## Stated exercise
Your output must consist solely of the lines from the "Write a web" line through the "const yMinorTicks = [0.25, 0.75, 1.25];" line, exactly as written, without images.

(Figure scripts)
---
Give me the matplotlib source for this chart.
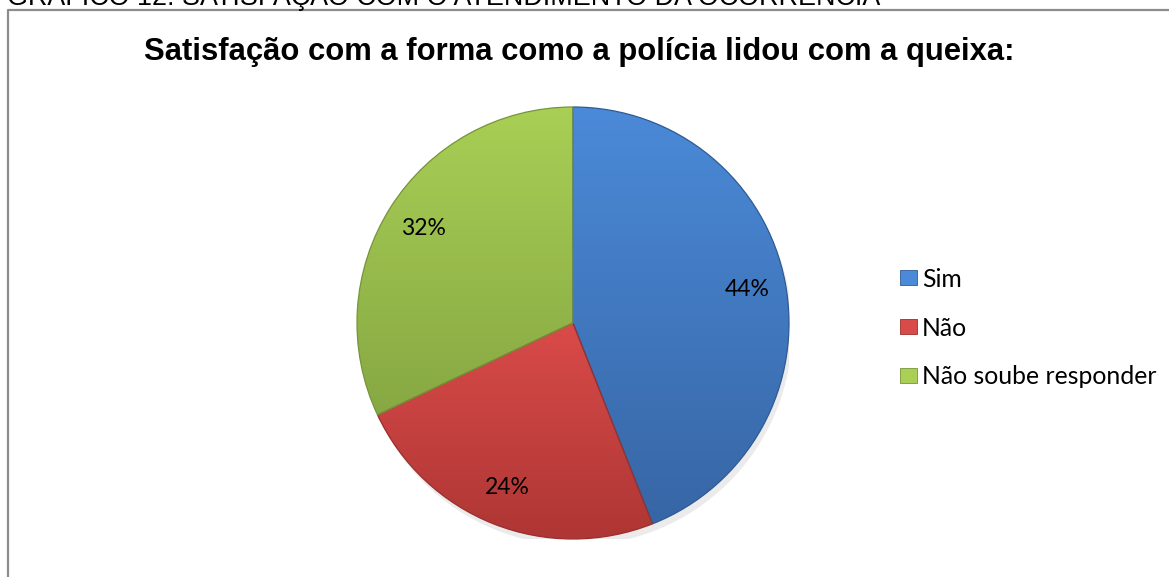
import numpy as np
import matplotlib.pyplot as plt
from matplotlib.colors import LinearSegmentedColormap
from matplotlib.patches import Patch
from matplotlib.lines import Line2D

# survey answers
labels = ["Sim", "Não", "Não soube responder"]
shares = [44, 24, 32]
caption = "GRÁFICO 12: SATISFAÇÃO COM O ATENDIMENTO DA OCORRÊNCIA"
title = "Satisfação com a forma como a polícia lidou com a queixa:"

# top / bottom shade of each slice
tops = ["#4b8ad8", "#d94b49", "#a9cf55"]
bottoms = ["#3766a5", "#ae3634", "#87a843"]
edges = ["#2f5a94", "#9a2f2d", "#76943a"]

W, H = 1169, 577
fig = plt.figure(figsize=(W / 100, H / 100), dpi=100)
fig.patch.set_facecolor("white")

# figure caption, clipped by the top edge
fig.text(7 / W, 1 - 5 / H, caption, fontsize=19.4, family="Liberation Sans",
         va="baseline", ha="left", color="black")

# chart frame (left and top sides visible)
fig.add_artist(Line2D([8 / W, 8 / W, 1.0], [0.0, 1 - 10 / H, 1 - 10 / H],
                      transform=fig.transFigure, color="#8c8c8c", lw=1.6))

fig.text(579 / W, 1 - 52 / H, title, fontsize=22.3, fontweight="bold",
         family="Liberation Sans", ha="center", va="center")

cx, cy, r = 573, 323, 216
ax = fig.add_axes([(cx - r) / W, (H - cy - r) / H, 2 * r / W, 2 * r / H])

# soft shadow under the pie
shadow = plt.Circle((0.015, -0.03), 1.0, color="#000000", alpha=0.08, lw=0)
ax.add_patch(shadow)

wedges, _, pct = ax.pie(shares, startangle=90, counterclock=False, radius=1.0,
                        colors=tops, autopct="%d%%", pctdistance=0.82,
                        wedgeprops=dict(linewidth=0.9),
                        textprops=dict(fontsize=16.5, family="Lato", color="black"))

grad = np.linspace(0, 1, 256).reshape(-1, 1)
for w, top, bot, ec in zip(wedges, tops, bottoms, edges):
    w.set_edgecolor(ec)
    cmap = LinearSegmentedColormap.from_list("shade", [top, bot])
    x0, y0, x1, y1 = w.get_path().get_extents(w.get_patch_transform()).bounds
    im = ax.imshow(grad, cmap=cmap, aspect="auto", origin="upper",
                   extent=[x0, x0 + x1, y0, y0 + y1], zorder=w.get_zorder())
    im.set_clip_path(w)
    w.set_facecolor("none")
    w.set_zorder(im.get_zorder() + 0.1)

for t in pct:
    t.set_zorder(5)

ax.set_xlim(-1.0, 1.0)
ax.set_ylim(-1.0, 1.0)
ax.set_aspect("equal")
ax.axis("off")

handles = [Patch(facecolor=c, edgecolor=e, lw=0.6) for c, e in zip(tops, edges)]
fig.legend(handles, labels, loc="center left",
           bbox_to_anchor=(900 / W, 1 - 328 / H), frameon=False,
           prop=dict(family="Lato", size=17.8), handlelength=0.69,
           handleheight=0.57, handletextpad=0.2, labelspacing=1.05,
           borderpad=0, borderaxespad=0)

fig.savefig("out.png", dpi=100)
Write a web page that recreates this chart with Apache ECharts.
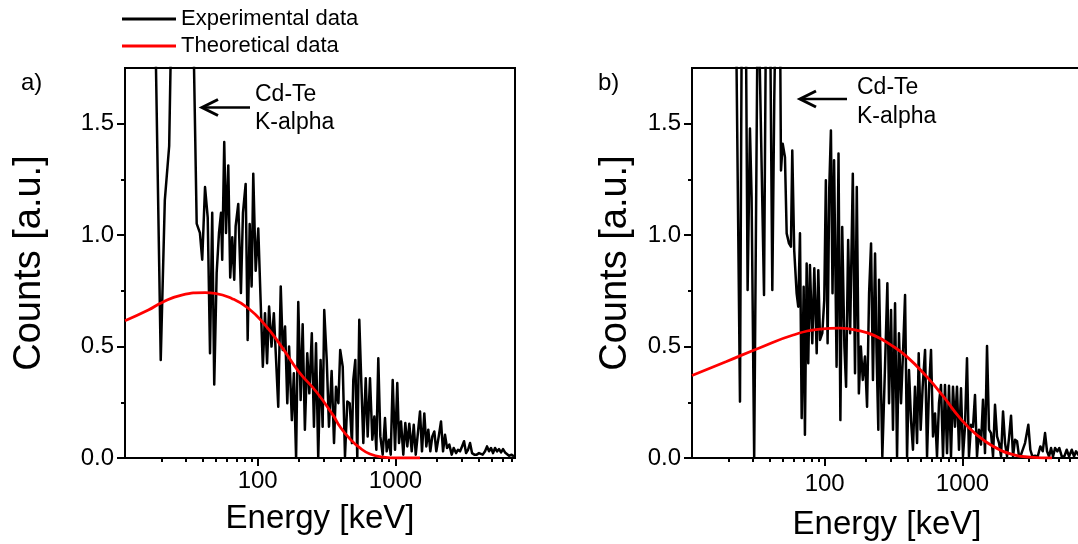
<!DOCTYPE html>
<html><head><meta charset="utf-8">
<script src="https://cdn.jsdelivr.net/npm/echarts@6/dist/echarts.min.js"></script>
<style>html,body{margin:0;padding:0;background:#fff}#c{width:1078px;height:544px}</style>
</head><body><div id="c"></div>
<script>
// ---------- data (energy in keV, counts in a.u.) ----------
const seriesNames = ['Experimental data', 'Theoretical data'];
const panelLabels = ['a)', 'b)'];
const annotationLines = ['Cd-Te', 'K-alpha'];
const xMajorTicks = [100, 1000];
const xMinorTicks = [20,30,40,50,60,70,80,90,200,300,400,500,600,700,800,900,2000,3000,4000,5000,6000,7000];
const yMajorTicks = [0, 0.5, 1.0, 1.5];
const yMinorTicks = [0.25, 0.75, 1.25];

const expA_E = [17.8,19.8,21.2,22.8,24.3,26.4,29.2,32.3,36.1,38.1,39.6,41.5,43.4,45.1,46.8,48.4,50.4,52.4,54.2,55.3,57.2,58.9,61.2,63.2,65.4,67.6,69.2,72.3,75.6,78.2,81.8,84.6,87.5,90.4,92.9,96.7,101,105,109,113,117,121,126,131,136,141,147,152,158,164,169,177,183,190,197,205,212,220,229,237,247,256,265,275,286,296,304,317,329,344,358,370,385,397,414,430,447,465,483,494,511,528,546,565,584,608,628,653,679,702,726,750,776,807,839,863,897,923,954,992,1030,1060,1096,1139,1178,1218,1259,1311,1356,1402,1449,1506,1556,1618,1673,1729,1789,1849,1912,1977,2059,2138,2212,2287,2365,2456,2557,2644,2748,2842,2939,3039,3142,3249,3359,3473,3591,3733,3883,4036,4150,4292,4462,4613,4770,4932,5099,5272,5452,5637,5829,6026,6231,6442,6663,6966,7244];
const expA_V = [2.2,0.44,1.157,1.40,2.4,3.0,2.6,2.8,1.052,1.01,0.89,1.216,1.08,0.47,1.10,0.33,0.83,1.01,1.10,0.89,1.418,1.01,1.313,0.81,0.99,0.80,1.04,1.14,0.74,1.10,1.23,0.53,1.05,0.77,1.276,0.84,1.03,0.71,0.41,0.65,0.425,0.68,0.50,0.65,0.44,0.23,0.77,0.485,0.59,0.246,0.50,0.17,0.38,0.0,0.70,0.26,0.60,0.127,0.47,0.29,0.56,0.14,0.515,0.0,0.44,0.14,0.664,0.44,0.14,0.39,0.067,0.32,0.246,0.485,0.41,0.007,0.253,0.246,0.067,0.35,0.44,0.0,0.62,0.336,0.067,0.358,0.097,0.358,0.082,0.186,0.037,0.448,0.097,0.015,0.179,0.03,0.082,0.015,0.35,0.037,0.336,0.067,0.164,0.015,0.157,0.052,0.154,0.03,0.149,0.015,0.104,0.209,0.03,0.20,0.052,0.127,0.03,0.097,0.119,0.03,0.097,0.164,0.03,0.104,0.045,0.06,0.015,0.045,0.022,0.037,0.03,0.052,0.075,0.022,0.037,0.067,0.022,0.015,0.015,0.022,0.03,0.015,0.03,0.052,0.03,0.045,0.022,0.045,0.03,0.04,0.025,0.04,0.025,0.03,0.01,0.015,0.007];

const theoA_E = [10.9,16.1,20.1,28.1,41.5,49,64.8,85.5,113,149,197,268,354,396,468,552,653,815,1021,1506];
const theoA_V = [0.616,0.664,0.697,0.731,0.742,0.739,0.716,0.672,0.597,0.50,0.39,0.295,0.19,0.14,0.085,0.045,0.018,0.004,0.0,0.0];

const expB_E = [22.3,24.3,25.2,26.4,27.6,28.7,29.5,30.8,32.8,36.3,37.8,39.7,41.7,43.1,45.1,47.4,48.2,49.6,51.5,53.0,55.1,56.9,58.2,60.1,62.6,64.3,66.2,68.1,70.4,71.9,74.0,76.0,78.2,81.3,84.1,87.5,89.9,92.5,96.1,99.3,102,105,108,111,114,117,122,126,130,134,139,143,148,153,160,166,171,177,183,189,196,203,210,217,224,232,238,245,248,262,274,285,293,303,313,324,335,346,358,370,383,396,409,423,437,452,468,481,497,514,535,553,571,591,611,632,653,675,698,722,746,772,798,825,853,882,912,943,975,1008,1042,1078,1114,1153,1192,1232,1274,1317,1362,1408,1456,1506,1557,1610,1665,1721,1780,1841,1903,1968,2035,2104,2175,2249,2326,2404,2486,2570,2658,2748,2842,3003,3105,3210,3359,3514,3670,3819,3970,4104,4244,4388,4537,4691,4875,5041,5248,5479,5702,5928,6202,6442,6663,7005,7244];
const expB_V = [2.5,0.253,2.4,2.6,0.754,1.478,1.17,0.0,2.2,0.731,2.3,2.4,0.754,1.62,2.4,2.0,1.29,1.41,1.35,1.008,0.963,0.948,1.38,0.933,0.739,0.679,1.008,0.179,0.768,0.104,0.873,0.425,0.866,0.515,0.851,0.47,0.843,0.53,0.56,0.709,1.246,0.515,1.216,1.47,0.739,1.336,0.41,1.366,0.17,1.037,0.50,0.32,0.978,0.56,1.276,0.38,1.216,0.29,0.50,0.35,0.455,0.23,0.739,0.963,0.35,0.918,0.47,0.127,0.80,0.007,0.41,0.784,0.246,0.664,0.127,0.694,0.007,0.56,0.246,0.47,0.731,0.007,0.395,0.17,0.037,0.32,0.067,0.47,0.127,0.32,0.485,0.007,0.306,0.485,0.097,0.20,0.007,0.246,0.328,0.007,0.328,0.022,0.324,0.007,0.32,0.14,0.32,0.037,0.313,0.007,0.14,0.448,0.007,0.149,0.14,0.283,0.007,0.127,0.06,0.261,0.022,0.503,0.127,0.112,0.007,0.239,0.097,0.067,0.007,0.209,0.067,0.007,0.09,0.19,0.007,0.082,0.075,0.007,0.015,0.007,0.067,0.149,0.037,0.007,0.01,0.007,0.052,0.03,0.112,0.03,0.007,0.045,0.007,0.045,0.03,0.045,0.007,0.007,0.037,0.007,0.037,0.007,0.03,0.01,0.02];

const theoB_E = [10.9,19.4,33.9,59.2,92.5,129,181,232,298,394,550,726,959,1268,1673,2326,3090,4462];
const theoB_V = [0.37,0.433,0.495,0.552,0.578,0.583,0.570,0.548,0.51,0.455,0.365,0.276,0.179,0.104,0.052,0.015,0.004,0.0];

// ---------- chart ----------
const FONT = 'Liberation Sans';
const pairs = (xs, ys) => xs.map((x, i) => [x, ys[i]]);
const grids = [
  {left: 125, top: 68, width: 390, height: 390},
  {left: 692, top: 68, width: 390, height: 390}
];
const xLabelMargin = [11, 14];
const xNameGap = [44, 50];
const yNameGap = [76, 57];

const xAxes = [], yAxes = [];
grids.forEach((g, gi) => {
  xAxes.push({
    type: 'log', logBase: 10, gridIndex: gi, position: 'bottom', min: 10.9, max: 7360,
    name: 'Energy [keV]', nameLocation: 'middle', nameGap: xNameGap[gi],
    nameTextStyle: {fontFamily: FONT, fontSize: 33, color: '#000'},
    axisLine: {onZero: false, lineStyle: {color: '#000', width: 2}},
    axisTick: {show: true, customValues: xMajorTicks, length: 8, lineStyle: {color: '#000', width: 2}},
    axisLabel: {customValues: xMajorTicks, margin: xLabelMargin[gi], fontFamily: FONT, fontSize: 24, color: '#000',
      formatter: v => String(Math.round(v))},
    splitLine: {show: false}
  });
  xAxes.push({
    type: 'log', logBase: 10, gridIndex: gi, position: 'bottom', min: 10.9, max: 7360,
    axisLine: {show: false, onZero: false},
    axisTick: {show: true, customValues: xMinorTicks, length: 4, lineStyle: {color: '#000', width: 2}},
    axisLabel: {show: false}, splitLine: {show: false}
  });
  yAxes.push({
    type: 'value', gridIndex: gi, position: 'left', min: 0, max: 1.75,
    name: 'Counts [a.u.]', nameLocation: 'middle', nameGap: yNameGap[gi], nameRotate: 90,
    nameTextStyle: {fontFamily: FONT, fontSize: 38, color: '#000'},
    axisLine: {show: true, onZero: false, lineStyle: {color: '#000', width: 2}},
    axisTick: {show: true, customValues: yMajorTicks, length: 8, lineStyle: {color: '#000', width: 2}},
    axisLabel: {customValues: yMajorTicks, margin: 11, fontFamily: FONT, fontSize: 24, color: '#000',
      formatter: v => v.toFixed(1)},
    splitLine: {show: false}
  });
  yAxes.push({
    type: 'value', gridIndex: gi, position: 'left', min: 0, max: 1.75,
    axisLine: {show: false, onZero: false},
    axisTick: {show: true, customValues: yMinorTicks, length: 4, lineStyle: {color: '#000', width: 2}},
    axisLabel: {show: false}, splitLine: {show: false}
  });
});

const lineSeries = (name, data, gi, color, width, smooth) => ({
  name, type: 'line', data, xAxisIndex: gi * 2, yAxisIndex: gi * 2,
  showSymbol: false, symbol: 'none', smooth, clip: true, animation: false,
  lineStyle: {color, width, join: 'round'}, itemStyle: {color}, z: color === '#000000' ? 2 : 3
});

const series = [
  lineSeries(seriesNames[0], pairs(expA_E, expA_V), 0, '#000000', 2.5, false),
  lineSeries(seriesNames[1], pairs(theoA_E, theoA_V), 0, '#ff0000', 2.8, true),
  lineSeries(seriesNames[0], pairs(expB_E, expB_V), 1, '#000000', 2.5, false),
  lineSeries(seriesNames[1], pairs(theoB_E, theoB_V), 1, '#ff0000', 2.8, true)
];

function arrow(tipX, tipY, endX) {
  return [
    {type: 'line', shape: {x1: tipX + 2, y1: tipY, x2: endX, y2: tipY}, style: {stroke: '#000', lineWidth: 2.5}},
    {type: 'polyline', shape: {points: [[tipX + 16, tipY - 8], [tipX, tipY], [tipX + 16, tipY + 8]]},
      style: {stroke: '#000', lineWidth: 3, fill: null}}
  ];
}
const txt = (x, y, s, size) => ({type: 'text', x, y,
  style: {text: s, font: size + 'px "' + FONT + '"', fill: '#000', verticalAlign: 'middle'}});

const graphic = [
  ...arrow(202, 107.5, 250),
  ...arrow(800, 99, 847),
  txt(255, 95, annotationLines[0], 23), txt(255, 123, annotationLines[1], 23),
  txt(857, 88, annotationLines[0], 23), txt(857, 117, annotationLines[1], 23),
  txt(21, 83, panelLabels[0], 24), txt(598, 83, panelLabels[1], 24)
];

const chart = echarts.init(document.getElementById('c'), null, {renderer: 'canvas'});
chart.setOption({
  animation: false,
  backgroundColor: '#fff',
  grid: grids.map(g => Object.assign({show: true, borderColor: '#000', borderWidth: 2, backgroundColor: 'transparent',
    containLabel: false, outerBoundsMode: 'none'}, g)),
  legend: {
    data: seriesNames, orient: 'vertical', left: 122, top: 8, padding: 0, itemWidth: 54, itemHeight: 3, icon: 'rect', itemGap: 5,
    textStyle: {fontFamily: FONT, fontSize: 22, color: '#000'}, selectedMode: false
  },
  xAxis: xAxes, yAxis: yAxes, series, graphic
});
</script></body></html>
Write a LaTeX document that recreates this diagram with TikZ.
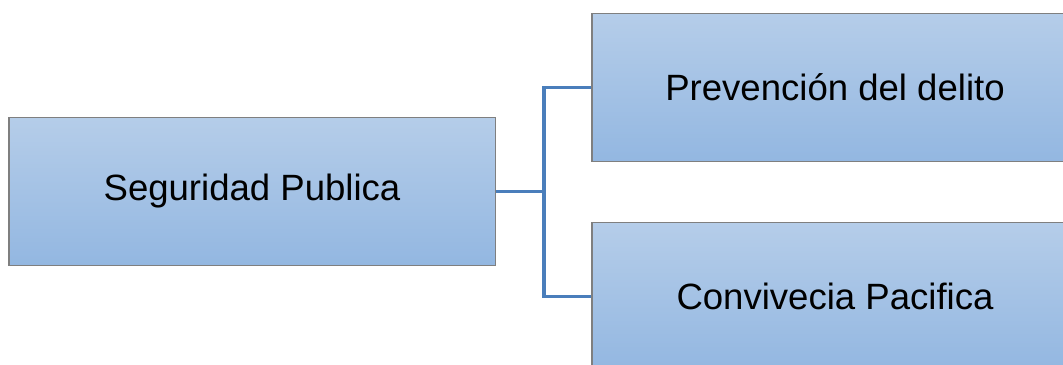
---
## Expected answer
Write a web page that recreates this chart with Apache ECharts.
<!DOCTYPE html>
<html><head><meta charset="utf-8">
<script src="https://cdn.jsdelivr.net/npm/echarts@6/dist/echarts.min.js"></script>
<style>html,body{margin:0;padding:0;background:#fff}#c{width:1078px;height:544px}</style>
</head><body><div id="c"></div>
<script>
// ---------- data (energy in keV, counts in a.u.) ----------
const seriesNames = ['Experimental data', 'Theoretical data'];
const panelLabels = ['a)', 'b)'];
const annotationLines = ['Cd-Te', 'K-alpha'];
const xMajorTicks = [100, 1000];
const xMinorTicks = [20,30,40,50,60,70,80,90,200,300,400,500,600,700,800,900,2000,3000,4000,5000,6000,7000];
const yMajorTicks = [0, 0.5, 1.0, 1.5];
const yMinorTicks = [0.25, 0.75, 1.25];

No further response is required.